Specs should clarify C strings and VK_MAX_EXTENSION_NAME_SIZE (and the sort)

KhronosGroup / Vulkan-Docs

The Vulkan API Specification and related tools

Other

2.7k stars 452 forks source link

Specs should clarify C strings and VK_MAX_EXTENSION_NAME_SIZE (and the sort) #2351

Closed darksylinc closed 1 month ago

darksylinc commented 2 months ago

I've seen the following code from Google:

ext_name = malloc( VK_MAX_EXTENSION_NAME_SIZE + 1 );

I was under the impression that the null terminator goes in ext_name[VK_MAX_EXTENSION_NAME_SIZE - 1] rather than ext_name[VK_MAX_EXTENSION_NAME_SIZE].

I tried looking into the spec but I couldn't find how C strings are handled. Obviously Google's approach may be prudent and doesn't hurt, even if the null terminator is in ext_name[VK_MAX_EXTENSION_NAME_SIZE - 1].

I think it would be wise to clarify whether the null terminator goes in ext_name[VK_MAX_EXTENSION_NAME_SIZE - 1] or ext_name[VK_MAX_EXTENSION_NAME_SIZE]; specially to avoid surprises in the future.

oddhack commented 2 months ago

The existing language for structure members says they are char arrays of this size and contain a null-terminated string. If that's not clear, perhaps a NOTE somewhere in the fundamentals chapter? There are a couple of different max lengths of this nature. N.b. the null terminator goes at the end of the string which typically will be sooner than the end of the array since there are no extension names anywhere near that long (and ideally, never will be).

darksylinc commented 2 months ago

I too thought "it was obvious", but I think it's worth being more explicit (and giving a few examples) in this particular case, considering that bugs surrounding null terminators are the source of lots of CVEs.

oddhack commented 2 months ago

@darksylinc #2365 should address this - the Vulkan WG has signed off but it would be good for you to review as well.

darksylinc commented 2 months ago

Hi!

Looks good to me!

The only remark I can make is that it mentions about UTF8 strings but makes no mention if it is normalized or not. It's probably unnecessary and should not be clarified until someone actually raises this point with an actual problem being faced.

Besides, most strings are in the ASCII range in practice (notably exceptions are the marketing names in device name).

darksylinc commented 2 months ago

OK I just read something that left me thinking.

Perhaps the spec should recommend, but not require, that utf8 strings should be canonized aka normalized, to be in harmony with other public specs which do the same.

oddhack commented 2 months ago

Is there any actual drawback in practice other than not being able to do a byte-for-byte comparison of normalized and nonnormalized strings that are equivalent?
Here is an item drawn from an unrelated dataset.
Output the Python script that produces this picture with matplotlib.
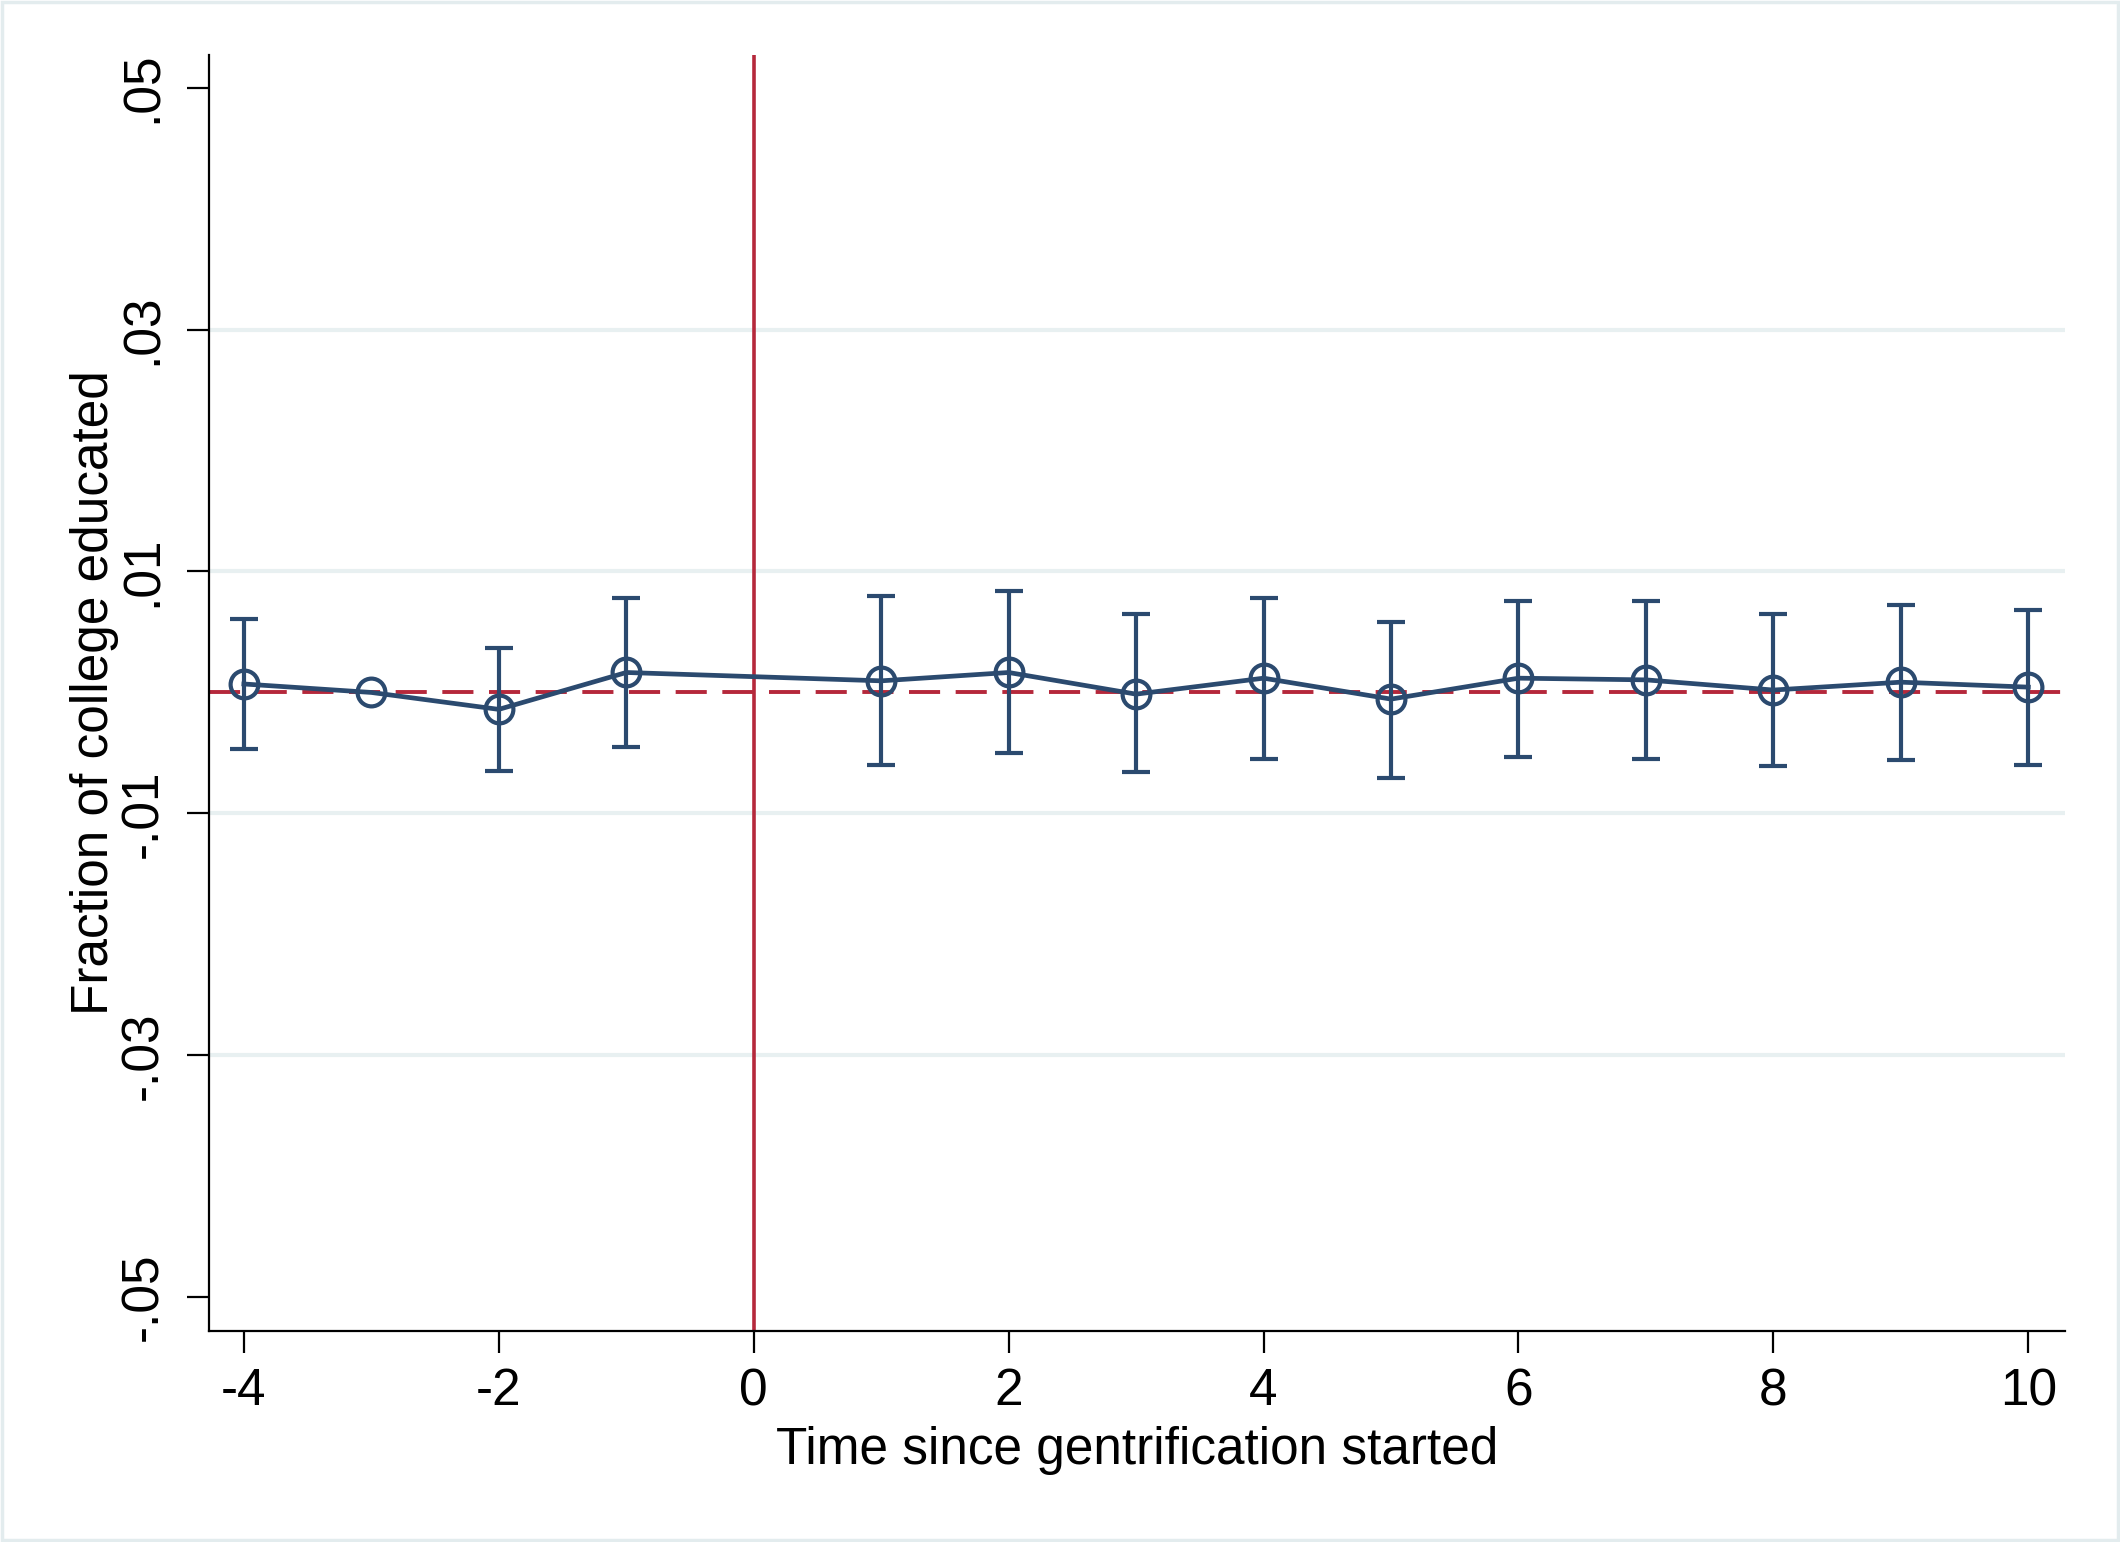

darksylinc commented 2 months ago

Usually that's the reason: byte-for-byte comparisons. This is a weak argument though, because nothing stops a vendor from writing 【My GPU Name】 instead [My GPU Name]. Thus if the app is looking for the latter, string comparison will fail even when both strings are normalized.

However beyond that, UTF8 parsing can be difficult and there have been security vulnerabilities and crashes in the past due to bugs when parsing invalid or non-canonical utf8.

Certain routines are optimized for iteration if you can assume they are in their canonical form and is UB if the input string is not in that form (however that would mean the spec must require canonical forms, and include validation tests for every string field to ensure they are all normalized). However it's bad practice to use such routines on strings you don't control (like an external API such as Vulkan).

I'm only saying this to point out potential edge cases. Personally it's probably best not to worry too much about it unless someone encounters a specific problem.

oddhack commented 1 month ago

I'm only saying this to point out potential edge cases. Personally it's probably best not to worry too much about it unless someone encounters a specific problem.

Agreed. Going ahead with #2365 as it stands.